R - Bien entendu. Parce que la Défense est au cur de toutes les préoccupations des Français, il nous a semblé normal de le faire. Mais je précise encore une fois que ce ne sont pas des militaires qui en seront chargés même si ce sera souvent localisé dans des sites militaires ; ceux qui seront là pour assurer cet encadrement, seront des hommes ou des femmes qui ont une aptitude, qui ont montré qu'ils savaient encadrer des jeunes avec des résultats. Ils seront d'ailleurs aux côtés de personnels de l'Education nationale.
Là nous sommes trois et nous n'oublions pas que vous avez été présidente du RPR, que vous êtes numéro trois du gouvernement et d'autre part, que vous êtes une interlocutrice ou un interlocuteur fréquent du président de la République.
Sur les questions de défense surtout.
(.../...)
Q - Oui et pour ceux qui vont porter l'étendard et le drapeau de la France dans les prochaines années, cela se joue dans les derniers jours ?

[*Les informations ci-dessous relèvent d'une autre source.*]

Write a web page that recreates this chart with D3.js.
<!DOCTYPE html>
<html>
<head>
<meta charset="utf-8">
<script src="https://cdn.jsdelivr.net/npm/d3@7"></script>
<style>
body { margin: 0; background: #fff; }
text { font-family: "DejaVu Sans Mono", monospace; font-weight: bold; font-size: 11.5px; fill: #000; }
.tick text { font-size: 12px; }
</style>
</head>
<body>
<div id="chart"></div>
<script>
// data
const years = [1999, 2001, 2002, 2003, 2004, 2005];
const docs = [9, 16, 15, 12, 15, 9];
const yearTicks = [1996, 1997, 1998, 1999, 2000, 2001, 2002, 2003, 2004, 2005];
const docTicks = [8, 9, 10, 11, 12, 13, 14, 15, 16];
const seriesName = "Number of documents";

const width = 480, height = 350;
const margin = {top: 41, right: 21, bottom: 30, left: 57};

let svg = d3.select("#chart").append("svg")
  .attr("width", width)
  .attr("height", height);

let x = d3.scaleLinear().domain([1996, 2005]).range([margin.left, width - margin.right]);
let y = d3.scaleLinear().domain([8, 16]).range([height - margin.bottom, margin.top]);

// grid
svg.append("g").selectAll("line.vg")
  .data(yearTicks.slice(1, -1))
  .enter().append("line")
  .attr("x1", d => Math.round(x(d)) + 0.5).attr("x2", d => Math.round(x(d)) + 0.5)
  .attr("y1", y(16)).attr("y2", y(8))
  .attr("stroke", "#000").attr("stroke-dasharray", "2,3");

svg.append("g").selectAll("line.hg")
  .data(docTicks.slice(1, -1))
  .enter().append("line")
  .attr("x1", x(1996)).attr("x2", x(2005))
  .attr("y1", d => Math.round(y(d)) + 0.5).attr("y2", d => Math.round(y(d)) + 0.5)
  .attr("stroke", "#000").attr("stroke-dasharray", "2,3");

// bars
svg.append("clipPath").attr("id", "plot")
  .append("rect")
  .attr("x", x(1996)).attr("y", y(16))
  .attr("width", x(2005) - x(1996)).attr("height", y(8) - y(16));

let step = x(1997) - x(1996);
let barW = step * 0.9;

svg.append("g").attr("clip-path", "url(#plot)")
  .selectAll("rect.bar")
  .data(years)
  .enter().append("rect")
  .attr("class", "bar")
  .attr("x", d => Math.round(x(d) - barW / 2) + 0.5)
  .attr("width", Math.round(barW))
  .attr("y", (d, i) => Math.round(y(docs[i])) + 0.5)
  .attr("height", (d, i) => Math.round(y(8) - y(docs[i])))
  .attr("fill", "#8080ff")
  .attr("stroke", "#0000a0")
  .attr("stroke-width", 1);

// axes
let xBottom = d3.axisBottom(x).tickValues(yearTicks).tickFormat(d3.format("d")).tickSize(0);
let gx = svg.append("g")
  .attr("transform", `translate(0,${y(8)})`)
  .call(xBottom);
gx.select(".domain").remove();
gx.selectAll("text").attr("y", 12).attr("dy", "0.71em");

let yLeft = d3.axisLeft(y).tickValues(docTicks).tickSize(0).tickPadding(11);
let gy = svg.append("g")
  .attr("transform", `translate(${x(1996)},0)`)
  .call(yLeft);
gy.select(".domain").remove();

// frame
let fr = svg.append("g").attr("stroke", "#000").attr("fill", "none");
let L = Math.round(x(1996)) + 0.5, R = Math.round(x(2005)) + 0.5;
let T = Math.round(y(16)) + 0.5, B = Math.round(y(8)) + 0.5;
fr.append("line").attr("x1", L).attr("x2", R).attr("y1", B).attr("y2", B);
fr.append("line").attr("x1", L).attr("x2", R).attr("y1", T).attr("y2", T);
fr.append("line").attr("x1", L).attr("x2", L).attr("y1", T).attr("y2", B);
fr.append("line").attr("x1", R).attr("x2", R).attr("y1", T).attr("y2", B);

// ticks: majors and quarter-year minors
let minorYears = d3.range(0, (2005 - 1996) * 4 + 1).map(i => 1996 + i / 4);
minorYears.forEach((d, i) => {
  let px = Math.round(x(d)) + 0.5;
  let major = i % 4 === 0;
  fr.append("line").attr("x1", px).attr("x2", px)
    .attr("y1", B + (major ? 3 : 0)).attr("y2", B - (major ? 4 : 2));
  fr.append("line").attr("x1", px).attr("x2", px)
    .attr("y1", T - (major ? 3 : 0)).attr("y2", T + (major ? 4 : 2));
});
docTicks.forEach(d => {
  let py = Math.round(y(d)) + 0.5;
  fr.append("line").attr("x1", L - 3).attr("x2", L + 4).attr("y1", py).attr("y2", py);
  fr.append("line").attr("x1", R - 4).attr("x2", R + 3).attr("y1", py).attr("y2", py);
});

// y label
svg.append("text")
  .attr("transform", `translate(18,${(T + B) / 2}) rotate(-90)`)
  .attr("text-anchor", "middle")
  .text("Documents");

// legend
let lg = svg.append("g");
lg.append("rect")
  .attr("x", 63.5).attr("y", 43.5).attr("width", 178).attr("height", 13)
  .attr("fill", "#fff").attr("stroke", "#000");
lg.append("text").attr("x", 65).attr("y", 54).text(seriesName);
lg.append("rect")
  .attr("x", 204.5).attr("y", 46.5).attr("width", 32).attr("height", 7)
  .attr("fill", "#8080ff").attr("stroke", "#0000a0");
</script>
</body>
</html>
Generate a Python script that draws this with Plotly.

R - Encore une fois, l'étendard et le drapeau de la France, nous le portons chaque jour. Dominique de Villepin l'a porté à l'ONU au nom du président de la République ; les militaires français le portent chaque jour en Afghanistan, en Côte-d'Ivoire et sur bien d'autres théâtres d'opérations extérieures.
(.../...)
Q - Merci Madame Alliot-Marie. Chaque dimanche, 'Le grand rendez-vous', j'ai envie de dire à la semaine prochaine. Merci à vous d'être venue pour ce premier " Grand rendez-vous ". La force de rayonnement conjuguée d'Europe 1 et de TV5 vous vaudra de nombreux échos
Vous portez la voix de la France !
Voilà. Merci à vous tous, merci Madame.